• _INSTRUCTIONS FOR THE TASK_: Could you retype the lines below, starting at the line holding "Write the matplotlib code for this chart." and stopping at the line holding "-0.5235, -0.5418, -0.5330]", inclusive? Copy them exactly and drop the images.

• _DATA EXTRACT_:
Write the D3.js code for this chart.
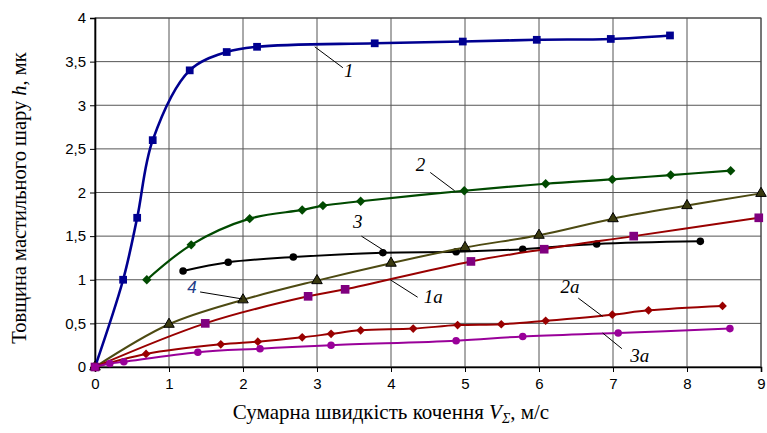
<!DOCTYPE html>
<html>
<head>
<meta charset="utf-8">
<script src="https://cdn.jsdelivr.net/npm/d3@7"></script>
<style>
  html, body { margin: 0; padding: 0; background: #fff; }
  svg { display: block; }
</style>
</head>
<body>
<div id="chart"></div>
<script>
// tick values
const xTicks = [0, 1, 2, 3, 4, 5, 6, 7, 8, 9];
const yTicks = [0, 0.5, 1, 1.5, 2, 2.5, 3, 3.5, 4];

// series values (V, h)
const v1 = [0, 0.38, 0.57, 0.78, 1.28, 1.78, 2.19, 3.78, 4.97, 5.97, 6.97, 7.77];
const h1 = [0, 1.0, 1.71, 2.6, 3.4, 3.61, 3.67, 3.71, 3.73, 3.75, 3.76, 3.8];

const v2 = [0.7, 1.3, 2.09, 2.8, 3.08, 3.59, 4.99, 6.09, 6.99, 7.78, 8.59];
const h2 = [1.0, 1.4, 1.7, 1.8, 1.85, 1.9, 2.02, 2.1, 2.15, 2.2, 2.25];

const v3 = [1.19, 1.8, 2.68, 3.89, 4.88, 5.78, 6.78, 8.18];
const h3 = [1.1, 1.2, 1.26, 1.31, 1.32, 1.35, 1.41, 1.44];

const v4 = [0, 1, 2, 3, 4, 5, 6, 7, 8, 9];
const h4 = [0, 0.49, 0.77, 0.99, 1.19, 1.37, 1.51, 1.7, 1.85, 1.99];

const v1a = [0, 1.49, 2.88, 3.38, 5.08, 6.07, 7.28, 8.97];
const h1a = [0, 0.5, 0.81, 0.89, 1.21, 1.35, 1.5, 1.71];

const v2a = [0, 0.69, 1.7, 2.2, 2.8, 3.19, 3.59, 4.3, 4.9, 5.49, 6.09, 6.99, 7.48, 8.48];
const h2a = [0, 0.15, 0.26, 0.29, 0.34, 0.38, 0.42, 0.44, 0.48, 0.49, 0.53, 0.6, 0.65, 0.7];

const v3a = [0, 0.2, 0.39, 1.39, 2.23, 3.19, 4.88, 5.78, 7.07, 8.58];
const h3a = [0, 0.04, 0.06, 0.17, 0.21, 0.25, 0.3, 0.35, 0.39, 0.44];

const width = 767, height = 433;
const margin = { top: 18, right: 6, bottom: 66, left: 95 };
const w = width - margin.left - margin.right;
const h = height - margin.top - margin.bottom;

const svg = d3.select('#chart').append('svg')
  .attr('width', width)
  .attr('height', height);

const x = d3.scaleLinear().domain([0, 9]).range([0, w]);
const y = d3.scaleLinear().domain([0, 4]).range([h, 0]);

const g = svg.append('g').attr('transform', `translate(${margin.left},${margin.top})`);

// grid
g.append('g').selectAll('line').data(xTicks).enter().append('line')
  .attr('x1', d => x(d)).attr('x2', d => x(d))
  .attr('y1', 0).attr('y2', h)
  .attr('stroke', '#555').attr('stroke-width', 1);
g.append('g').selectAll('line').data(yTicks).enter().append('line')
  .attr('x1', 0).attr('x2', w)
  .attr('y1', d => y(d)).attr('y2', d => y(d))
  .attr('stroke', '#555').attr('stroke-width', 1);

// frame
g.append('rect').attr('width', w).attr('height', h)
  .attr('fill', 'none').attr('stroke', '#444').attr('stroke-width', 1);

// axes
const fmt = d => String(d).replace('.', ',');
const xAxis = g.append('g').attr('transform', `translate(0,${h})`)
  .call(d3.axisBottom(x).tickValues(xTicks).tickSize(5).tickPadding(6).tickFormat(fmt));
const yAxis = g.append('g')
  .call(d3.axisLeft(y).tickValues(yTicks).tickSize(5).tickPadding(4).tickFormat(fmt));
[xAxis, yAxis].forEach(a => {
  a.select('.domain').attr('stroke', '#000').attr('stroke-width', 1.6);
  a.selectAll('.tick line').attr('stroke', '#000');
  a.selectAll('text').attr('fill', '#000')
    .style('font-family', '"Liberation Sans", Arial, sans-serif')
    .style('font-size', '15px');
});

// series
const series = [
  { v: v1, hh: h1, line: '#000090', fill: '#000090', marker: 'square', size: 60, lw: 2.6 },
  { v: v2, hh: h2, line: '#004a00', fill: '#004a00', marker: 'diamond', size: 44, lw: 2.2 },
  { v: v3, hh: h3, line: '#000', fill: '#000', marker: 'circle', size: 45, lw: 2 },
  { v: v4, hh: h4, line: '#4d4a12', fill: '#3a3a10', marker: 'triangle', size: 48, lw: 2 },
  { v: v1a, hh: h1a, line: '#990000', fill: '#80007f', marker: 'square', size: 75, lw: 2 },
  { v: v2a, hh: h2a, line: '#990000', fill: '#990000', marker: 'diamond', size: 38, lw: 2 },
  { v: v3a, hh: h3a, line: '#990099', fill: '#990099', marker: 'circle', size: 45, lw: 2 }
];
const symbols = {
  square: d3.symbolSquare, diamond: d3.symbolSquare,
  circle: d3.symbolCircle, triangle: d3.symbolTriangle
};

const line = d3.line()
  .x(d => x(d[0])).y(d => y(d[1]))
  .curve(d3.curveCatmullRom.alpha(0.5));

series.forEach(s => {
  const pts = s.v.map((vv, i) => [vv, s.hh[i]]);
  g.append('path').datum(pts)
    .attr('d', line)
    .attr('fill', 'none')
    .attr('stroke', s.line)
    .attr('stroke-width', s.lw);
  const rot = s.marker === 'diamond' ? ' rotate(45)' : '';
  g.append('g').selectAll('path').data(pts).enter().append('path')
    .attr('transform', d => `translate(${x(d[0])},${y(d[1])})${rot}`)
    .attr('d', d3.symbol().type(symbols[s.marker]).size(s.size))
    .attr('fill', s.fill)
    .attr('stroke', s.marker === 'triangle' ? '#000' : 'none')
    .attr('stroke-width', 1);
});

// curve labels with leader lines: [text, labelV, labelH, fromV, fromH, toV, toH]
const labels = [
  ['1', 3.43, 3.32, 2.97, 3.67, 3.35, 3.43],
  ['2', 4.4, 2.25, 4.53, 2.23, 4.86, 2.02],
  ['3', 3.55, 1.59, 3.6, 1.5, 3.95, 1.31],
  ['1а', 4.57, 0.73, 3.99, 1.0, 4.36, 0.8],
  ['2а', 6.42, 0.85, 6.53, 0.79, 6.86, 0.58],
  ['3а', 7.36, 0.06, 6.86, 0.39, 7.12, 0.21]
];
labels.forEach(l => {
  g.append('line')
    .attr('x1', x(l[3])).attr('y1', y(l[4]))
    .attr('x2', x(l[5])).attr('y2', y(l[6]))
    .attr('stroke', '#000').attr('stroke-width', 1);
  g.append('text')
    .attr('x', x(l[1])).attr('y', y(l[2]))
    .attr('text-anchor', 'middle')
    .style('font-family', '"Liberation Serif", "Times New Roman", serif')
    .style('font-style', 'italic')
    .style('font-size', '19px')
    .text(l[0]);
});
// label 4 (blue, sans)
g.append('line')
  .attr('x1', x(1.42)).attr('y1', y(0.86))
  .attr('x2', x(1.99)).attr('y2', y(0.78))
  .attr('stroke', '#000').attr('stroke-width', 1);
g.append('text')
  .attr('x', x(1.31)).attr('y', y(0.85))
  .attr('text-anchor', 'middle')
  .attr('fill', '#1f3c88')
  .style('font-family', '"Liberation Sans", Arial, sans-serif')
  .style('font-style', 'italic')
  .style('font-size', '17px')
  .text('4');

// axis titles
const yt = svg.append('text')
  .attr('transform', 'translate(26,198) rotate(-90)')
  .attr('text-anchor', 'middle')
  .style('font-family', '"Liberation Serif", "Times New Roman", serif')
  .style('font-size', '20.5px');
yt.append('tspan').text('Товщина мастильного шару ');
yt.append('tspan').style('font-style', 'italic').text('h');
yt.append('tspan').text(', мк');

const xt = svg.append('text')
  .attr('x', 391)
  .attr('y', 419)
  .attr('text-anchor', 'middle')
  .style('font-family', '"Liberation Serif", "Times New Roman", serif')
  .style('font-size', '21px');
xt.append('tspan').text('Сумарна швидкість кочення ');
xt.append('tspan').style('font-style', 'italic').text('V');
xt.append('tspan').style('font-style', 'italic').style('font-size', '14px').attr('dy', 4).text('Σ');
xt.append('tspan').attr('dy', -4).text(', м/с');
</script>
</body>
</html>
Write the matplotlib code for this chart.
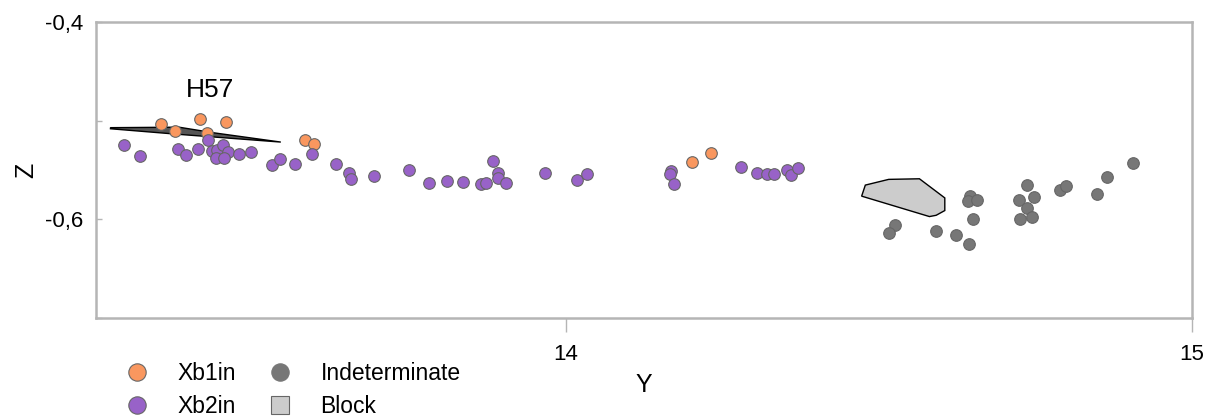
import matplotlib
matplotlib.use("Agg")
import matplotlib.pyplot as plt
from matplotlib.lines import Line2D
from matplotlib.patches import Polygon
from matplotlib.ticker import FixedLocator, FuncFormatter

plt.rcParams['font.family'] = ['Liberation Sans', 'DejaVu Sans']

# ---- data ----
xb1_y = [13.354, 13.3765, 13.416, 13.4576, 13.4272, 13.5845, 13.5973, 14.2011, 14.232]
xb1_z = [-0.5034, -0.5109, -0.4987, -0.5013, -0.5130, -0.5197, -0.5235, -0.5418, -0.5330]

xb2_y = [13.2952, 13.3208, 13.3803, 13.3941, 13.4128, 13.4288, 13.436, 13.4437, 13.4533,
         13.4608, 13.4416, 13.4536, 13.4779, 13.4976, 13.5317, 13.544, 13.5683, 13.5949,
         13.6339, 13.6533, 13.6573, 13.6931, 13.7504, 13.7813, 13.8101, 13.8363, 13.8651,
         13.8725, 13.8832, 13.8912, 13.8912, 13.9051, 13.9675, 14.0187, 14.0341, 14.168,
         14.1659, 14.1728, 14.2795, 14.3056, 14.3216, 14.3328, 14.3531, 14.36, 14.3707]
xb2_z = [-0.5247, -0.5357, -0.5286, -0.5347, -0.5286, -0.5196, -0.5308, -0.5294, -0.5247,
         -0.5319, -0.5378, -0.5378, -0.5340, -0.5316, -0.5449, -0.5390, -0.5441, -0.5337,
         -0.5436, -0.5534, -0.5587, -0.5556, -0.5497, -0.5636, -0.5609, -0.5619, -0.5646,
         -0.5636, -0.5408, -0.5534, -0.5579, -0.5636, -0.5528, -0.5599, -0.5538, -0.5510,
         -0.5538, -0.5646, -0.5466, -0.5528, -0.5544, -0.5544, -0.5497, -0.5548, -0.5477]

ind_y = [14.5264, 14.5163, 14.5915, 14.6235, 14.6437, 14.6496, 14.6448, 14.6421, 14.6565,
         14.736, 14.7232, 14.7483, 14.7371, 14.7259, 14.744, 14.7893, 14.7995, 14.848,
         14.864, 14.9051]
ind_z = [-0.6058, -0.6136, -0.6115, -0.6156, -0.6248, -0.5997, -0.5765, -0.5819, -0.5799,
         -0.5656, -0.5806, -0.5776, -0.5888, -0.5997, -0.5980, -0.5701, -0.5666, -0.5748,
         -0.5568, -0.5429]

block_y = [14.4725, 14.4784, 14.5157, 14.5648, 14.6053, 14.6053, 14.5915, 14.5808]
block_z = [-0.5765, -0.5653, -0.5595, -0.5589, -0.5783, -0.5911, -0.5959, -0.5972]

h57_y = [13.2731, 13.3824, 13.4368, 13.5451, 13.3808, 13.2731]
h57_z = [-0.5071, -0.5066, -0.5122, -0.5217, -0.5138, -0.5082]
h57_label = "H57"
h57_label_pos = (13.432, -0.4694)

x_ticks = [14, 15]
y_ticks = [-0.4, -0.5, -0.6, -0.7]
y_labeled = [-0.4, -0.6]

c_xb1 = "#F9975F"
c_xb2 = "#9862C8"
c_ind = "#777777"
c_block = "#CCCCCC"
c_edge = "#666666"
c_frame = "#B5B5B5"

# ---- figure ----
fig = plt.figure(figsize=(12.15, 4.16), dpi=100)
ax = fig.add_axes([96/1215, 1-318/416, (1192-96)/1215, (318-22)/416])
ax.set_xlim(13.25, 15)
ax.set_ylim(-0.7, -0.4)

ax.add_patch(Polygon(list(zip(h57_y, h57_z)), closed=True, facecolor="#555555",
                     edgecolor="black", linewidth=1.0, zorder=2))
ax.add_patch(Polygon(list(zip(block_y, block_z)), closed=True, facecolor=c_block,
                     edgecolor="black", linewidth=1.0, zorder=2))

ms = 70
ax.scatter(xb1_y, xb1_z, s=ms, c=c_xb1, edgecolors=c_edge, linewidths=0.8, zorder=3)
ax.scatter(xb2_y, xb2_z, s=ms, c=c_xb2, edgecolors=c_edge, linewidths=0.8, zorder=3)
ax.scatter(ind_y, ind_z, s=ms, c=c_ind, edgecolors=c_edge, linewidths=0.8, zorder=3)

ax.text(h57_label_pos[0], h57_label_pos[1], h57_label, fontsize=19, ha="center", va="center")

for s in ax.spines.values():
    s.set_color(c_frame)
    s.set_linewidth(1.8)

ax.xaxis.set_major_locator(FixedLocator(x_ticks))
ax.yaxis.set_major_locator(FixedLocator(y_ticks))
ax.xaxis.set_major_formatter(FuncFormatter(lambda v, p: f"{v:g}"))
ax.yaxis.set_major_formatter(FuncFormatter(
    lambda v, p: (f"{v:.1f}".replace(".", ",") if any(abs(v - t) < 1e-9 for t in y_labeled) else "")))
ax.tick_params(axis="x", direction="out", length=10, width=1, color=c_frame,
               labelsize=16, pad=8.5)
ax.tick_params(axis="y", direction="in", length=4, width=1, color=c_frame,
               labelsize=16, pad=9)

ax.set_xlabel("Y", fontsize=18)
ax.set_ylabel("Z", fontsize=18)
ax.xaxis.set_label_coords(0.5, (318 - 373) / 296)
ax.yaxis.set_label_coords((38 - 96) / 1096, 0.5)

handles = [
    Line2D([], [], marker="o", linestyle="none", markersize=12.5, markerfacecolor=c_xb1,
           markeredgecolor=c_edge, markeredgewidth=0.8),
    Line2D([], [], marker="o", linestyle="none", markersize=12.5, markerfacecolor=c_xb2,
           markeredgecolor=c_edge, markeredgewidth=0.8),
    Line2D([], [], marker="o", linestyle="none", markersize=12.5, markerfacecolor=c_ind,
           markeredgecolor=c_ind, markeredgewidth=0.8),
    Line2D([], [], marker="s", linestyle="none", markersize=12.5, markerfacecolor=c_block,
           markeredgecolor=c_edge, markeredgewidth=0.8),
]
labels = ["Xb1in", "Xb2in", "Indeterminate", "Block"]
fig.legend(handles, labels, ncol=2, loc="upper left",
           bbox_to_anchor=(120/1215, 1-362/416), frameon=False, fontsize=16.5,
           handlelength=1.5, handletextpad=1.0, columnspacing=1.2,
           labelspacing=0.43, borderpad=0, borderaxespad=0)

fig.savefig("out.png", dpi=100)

• _ANSWER IN FULL_:
Write the matplotlib code for this chart.
import matplotlib
matplotlib.use("Agg")
import matplotlib.pyplot as plt
from matplotlib.lines import Line2D
from matplotlib.patches import Polygon
from matplotlib.ticker import FixedLocator, FuncFormatter

plt.rcParams['font.family'] = ['Liberation Sans', 'DejaVu Sans']

# ---- data ----
xb1_y = [13.354, 13.3765, 13.416, 13.4576, 13.4272, 13.5845, 13.5973, 14.2011, 14.232]
xb1_z = [-0.5034, -0.5109, -0.4987, -0.5013, -0.5130, -0.5197, -0.5235, -0.5418, -0.5330]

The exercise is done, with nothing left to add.